EDIT: See e.g. https://www.nationalacademies.org/read/27396/chapter/6#93, and if you think this is what constitutes "clear evidence", well, you have some very questionable epistemological standards.
EDIT2: Also, limit yourself to proper longitudinal studies and then look at the actual effect sizes reported. You will find, yes, there is broad evidence that social media is likely slightly more harmful to adolescents than beneficial / not harmful, but the actual effect size is so tiny broad interventions are unlikely to have practical consequences. I.e. the most plausible explanation is that the vast majority people are not meaningfully affected, and small subgroups benefit and/or are negatively affected.
It is the usual pseudoscientific / social science attempts to launder "statistical significance" (which you get trivially with enough samples) into practical significance, in order to justify sweeping societal changes.
https://www.thelancet.com/journals/eclinm/article/PIIS2589-5...
https://jamanetwork.com/journals/jamapsychiatry/fullarticle/...
https://jamanetwork.com/journals/jamanetworkopen/fullarticle...
https://jamanetwork.com/journals/jamapediatrics/fullarticle/...
Can you please explain how I'm wrong?
Even the longitudinal studies are poor here. See, for example, as this Nature article notes:
"The study has multiple limitations that need to be considered. First, to interpret the parameters from our analyses as estimates of causal effects one would need to adopt the following assumptions: (a) there are no time-varying unobserved confounders that impact the relation between social media use and life satisfaction; (b) the model adequately accounts for unobserved time-invariant confounding through the inclusion of a random intercept; (c) there is no measurement error in the variables; (d) the time interval between studies (one year) is the right length to capture the effects of interest; and (e) the bidirectional links estimated by our longitudinal model are linear in nature. Only if these assumptions are met can this observational study be said to capture the causal effects between social media and life satisfaction. Second, the data are self-report and therefore only allow inferences about the impact of self-estimated time on social media, rather than objectively measured social media use." https://www.nature.com/articles/s41467-022-29296-3#Sec2
I'd also suggest looking at the coefficients (effect sizes) in the above (standardized regression coefficients barely approaching 0.2 - and this is one of the stronger findings), and other articles. The effects here, even if we were to pretend they were clearly established, are incredibly tiny. Examples:- social media explaining only 0.4% of variance (https://pubmed.ncbi.nlm.nih.gov/30944443/)
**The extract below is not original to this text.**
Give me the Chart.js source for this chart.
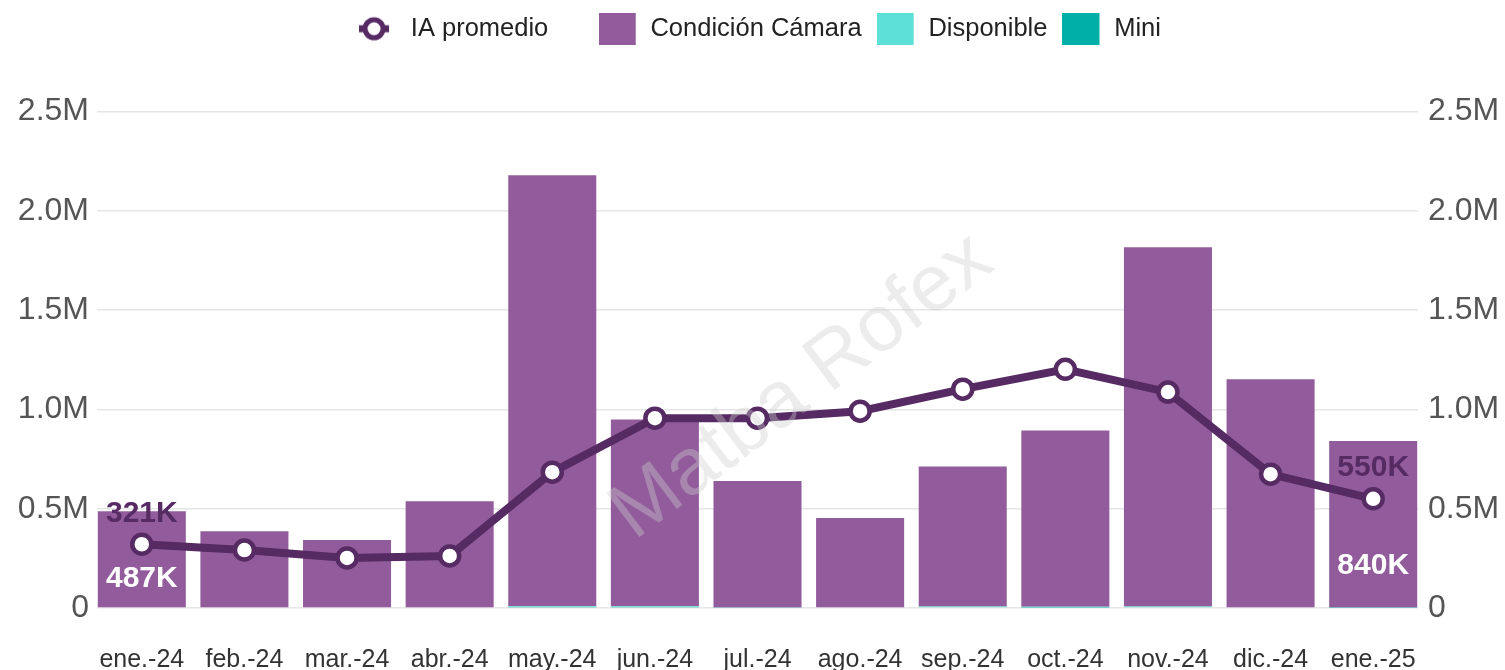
<!DOCTYPE html>
<html>
<head>
<meta charset="utf-8">
<script src="https://cdn.jsdelivr.net/npm/chart.js@4.4.1/dist/chart.umd.min.js"></script>
<style>
  html, body { margin: 0; padding: 0; background: #fff; }
  #wrap { width: 1505px; height: 670px; }
</style>
</head>
<body>
<div id="wrap"><canvas id="myChart"></canvas></div>
<script>
const meses = ["ene.-24", "feb.-24", "mar.-24", "abr.-24", "may.-24", "jun.-24", "jul.-24",
    "ago.-24", "sep.-24", "oct.-24", "nov.-24", "dic.-24", "ene.-25"]
const iaPromedio = [321000, 292000, 252000, 262000, 684000, 956000, 956000, 991000, 1102000, 1202000, 1087000, 674000, 550000]
const condicionCamara = [487000, 387000, 342000, 538000, 2170000, 940000, 637000, 453000, 706000, 888000, 1808000, 1152000, 840000]
const disponible = [0, 0, 0, 0, 4000, 4000, 2000, 0, 3000, 3000, 4000, 0, 1000]
const mini = [0, 0, 0, 0, 5000, 5000, 0, 0, 4000, 3000, 4000, 0, 0]
const ticksY = [0, 500000, 1000000, 1500000, 2000000, 2500000]

const violeta = '#925c9c'
const violetaOscuro = '#562a63'
const fuente = "'Liberation Sans', Arial, sans-serif"

const fmtTick = (v) => v === 0 ? '0' : (v / 1000000).toFixed(1) + 'M'
const fmtK = (v) => Math.round(v / 1000) + 'K'

// iconos de la leyenda
const iconoRect = (color) => {
    const c = document.createElement('canvas')
    c.width = 39
    c.height = 32
    const g = c.getContext('2d')
    g.fillStyle = color
    g.fillRect(0, 0, 37, 32)
    return c
}
const iconoLinea = () => {
    const c = document.createElement('canvas')
    c.width = 39
    c.height = 32
    const g = c.getContext('2d')
    g.strokeStyle = violetaOscuro
    g.lineWidth = 7
    g.beginPath()
    g.moveTo(0, 16)
    g.lineTo(30, 16)
    g.stroke()
    g.beginPath()
    g.arc(15, 16, 9, 0, Math.PI * 2)
    g.fillStyle = '#fff'
    g.fill()
    g.lineWidth = 5
    g.stroke()
    return c
}
const iconos = [iconoLinea(), iconoRect(violeta), iconoRect('#5ce0d8'), iconoRect('#00b0a8')]
// espacio extra tras el primer item, como en el original
const relleno = ['\u00a0\u00a0\u00a0\u00a0\u00a0', '', '', '']

const altoLeyenda = {
    id: 'altoLeyenda',
    beforeInit(chart) {
        const fit = chart.legend.fit
        chart.legend.fit = function () {
            fit.bind(chart.legend)()
            this.height += 60
        }
    }
}

// las barras ocupan casi todo el ancho (primera y ultima casi pegadas al borde)
const anchoCategorias = {
    id: 'anchoCategorias',
    afterLayout(chart) {
        const x = chart.scales.x
        x._startPixel -= 6.5
        x._endPixel += 6.5
        x._length += 13
        chart.legend.left += 6
        chart.legend.right += 6
    }
}

const marcaAgua = {
    id: 'marcaAgua',
    afterDatasetsDraw(chart) {
        const ctx = chart.ctx
        ctx.save()
        ctx.translate(802, 387)
        ctx.rotate(-37 * Math.PI / 180)
        ctx.font = '80px ' + fuente
        ctx.fillStyle = 'rgba(205,205,205,0.38)'
        ctx.textAlign = 'center'
        ctx.textBaseline = 'middle'
        ctx.fillText('Matba Rofex', 0, 0)
        ctx.restore()
    }
}

const etiquetas = {
    id: 'etiquetas',
    afterDatasetsDraw(chart) {
        const ctx = chart.ctx
        const lineMeta = chart.getDatasetMeta(0)
        const barMeta = chart.getDatasetMeta(1)
        const yBase = chart.scales.y.getPixelForValue(0)
        const cfg = [{ i: 0, off: 29 }, { i: meses.length - 1, off: 42 }]
        ctx.save()
        ctx.font = 'bold 30px ' + fuente
        ctx.textAlign = 'center'
        ctx.textBaseline = 'middle'
        cfg.forEach(({ i, off }) => {
            const p = lineMeta.data[i]
            const b = barMeta.data[i]
            ctx.fillStyle = violetaOscuro
            ctx.fillText(fmtK(iaPromedio[i]), p.x, p.y - 31)
            ctx.fillStyle = '#fff'
            ctx.fillText(fmtK(condicionCamara[i]), b.x, yBase - off)
        })
        ctx.restore()
    }
}

const ctx = document.querySelector('#myChart').getContext('2d')
new Chart(ctx, {
    type: 'bar',
    data: {
        labels: meses,
        datasets: [
            {
                type: 'line',
                label: 'IA promedio',
                data: iaPromedio,
                yAxisID: 'y1',
                order: 0,
                borderColor: violetaOscuro,
                borderWidth: 8,
                pointRadius: 9.5,
                pointBorderWidth: 4.5,
                pointBackgroundColor: '#fff',
                pointBorderColor: violetaOscuro,
                tension: 0
            },
            {
                label: 'Condición Cámara',
                data: condicionCamara,
                backgroundColor: violeta,
                order: 3,
                barPercentage: 0.858,
                categoryPercentage: 1
            },
            {
                label: 'Disponible',
                data: disponible,
                backgroundColor: '#5ce0d8',
                order: 2,
                barPercentage: 0.858,
                categoryPercentage: 1
            },
            {
                label: 'Mini',
                data: mini,
                backgroundColor: '#00b0a8',
                order: 1,
                barPercentage: 0.858,
                categoryPercentage: 1
            }
        ]
    },
    options: {
        responsive: true,
        maintainAspectRatio: false,
        animation: false,
        layout: { padding: { left: 9, right: 6, top: 1, bottom: 0 } },
        scales: {
            x: {
                stacked: true,
                grid: { display: false, drawTicks: false },
                border: { display: false },
                afterFit: (axis) => { axis.height = 62 },
                ticks: { color: '#333', font: { family: fuente, size: 25 }, padding: 37, maxRotation: 0, autoSkip: false }
            },
            y: {
                stacked: true,
                position: 'left',
                min: 0,
                max: 2500000,
                afterBuildTicks: (axis) => { axis.ticks = ticksY.map(v => ({ value: v })) },
                afterFit: (axis) => { axis.width = 88 },
                grid: { color: '#e6e6e6', lineWidth: 1.5, drawTicks: false },
                border: { display: false },
                ticks: { color: '#555', font: { family: fuente, size: 32 }, padding: 8, callback: fmtTick }
            },
            y1: {
                position: 'right',
                min: 0,
                max: 2500000,
                afterBuildTicks: (axis) => { axis.ticks = ticksY.map(v => ({ value: v })) },
                afterFit: (axis) => { axis.width = 81 },
                grid: { display: false, drawTicks: false },
                border: { display: false },
                ticks: { color: '#555', font: { family: fuente, size: 32 }, padding: 10, callback: fmtTick }
            }
        },
        plugins: {
            tooltip: { enabled: false },
            legend: {
                position: 'top',
                labels: {
                    usePointStyle: true,
                    pointStyleWidth: 39,
                    color: '#222',
                    font: { family: fuente, size: 25.5 },
                    padding: 15,
                    sort: (a, b) => a.datasetIndex - b.datasetIndex,
                    generateLabels: (chart) => {
                        const items = Chart.defaults.plugins.legend.labels.generateLabels(chart)
                        items.forEach(it => {
                            it.pointStyle = iconos[it.datasetIndex]
                            it.text = it.text + relleno[it.datasetIndex]
                        })
                        return items
                    }
                }
            }
        }
    },
    plugins: [altoLeyenda, anchoCategorias, marcaAgua, etiquetas]
})
</script>
</body>
</html>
- social-media/mental-health effect around β = .061 (https://christopherjferguson.com/Social%20Media%20Meta.pdf)
These are basically nothing, and yet you have such absolute confidence from people that social media is this big harmful thing. The evidence just isn't there.
I really appreciate your response, which made me realize this is more nuanced than I thought at first blush. (I wrote that reply before you linked the National Academies review, which was quite helpful.)
Maybe I am truly morally panicked, but I'm really hesitant to brush aside the evidence as "basically nothing." Small effects are worth paying attention to (https://psycnet.apa.org/record/2022-26026-014). And quantifying the harms of social media use is less like quantifying the harms of, say, smoking cigarettes, because social media has (indeed, is built on) network effects. You could plop a kid from the 50's into a modern American neighborhood and their mental health might decline even if they don't use social media because of the way it has changed childhood. When the social life of an entire generation is transformed by technology, it stops making sense to ask "How much does one hour of Instagram hurt mental health?" Yet that is essentially the question all the studies are designed to answer, and even still, we see an effect.
Anyway, thanks for taking to time to explain your perspective.
IMO the correct framing most supported by the evidence is that a few vulnerable populations (most likely within a certain age bracket, and already dealing with other significant life issues) are definitely at risk of nontrivial harm from social media. Otherwise, for the majority, it is likely a wash. And since the bias in studies is to look for negatives (much like drug studies don't properly measure negative side effects until much later), we also can't say if there aren't subgroups benefiting hugely as well (e.g. autistic people that can connect online, or other people with unusual interests that before would have remained isolated and disconnected, feel crazy, etc).
So, yes, small effects can be important. The observed effects for social media are quite small and consistent with being driven solely by a small, vulnerable population, however, and this make broad social injunctions and moral panic less defensible.
Also, these are effects on self-report or other psychological instruments, where in general you need to find something like a minimal clinically important difference before you can determine if you care practically about these things. E.g. if a standardized regression coefficient of 0.1 translates to a 1-point shift on a 20-point life-satisfaction scale, is this even something I (or anyone) can even notice? Does it even rise above measurement error?
Since no one is doing that kind of research here, we just get these (relatively meaningless) standardized effect sizes, and it is really basically impossible to know if we should care at all about the observed effects. This is mainly what I mean by the evidence being flimsy / weak, it is really too inconclusive to drive decisions at this point.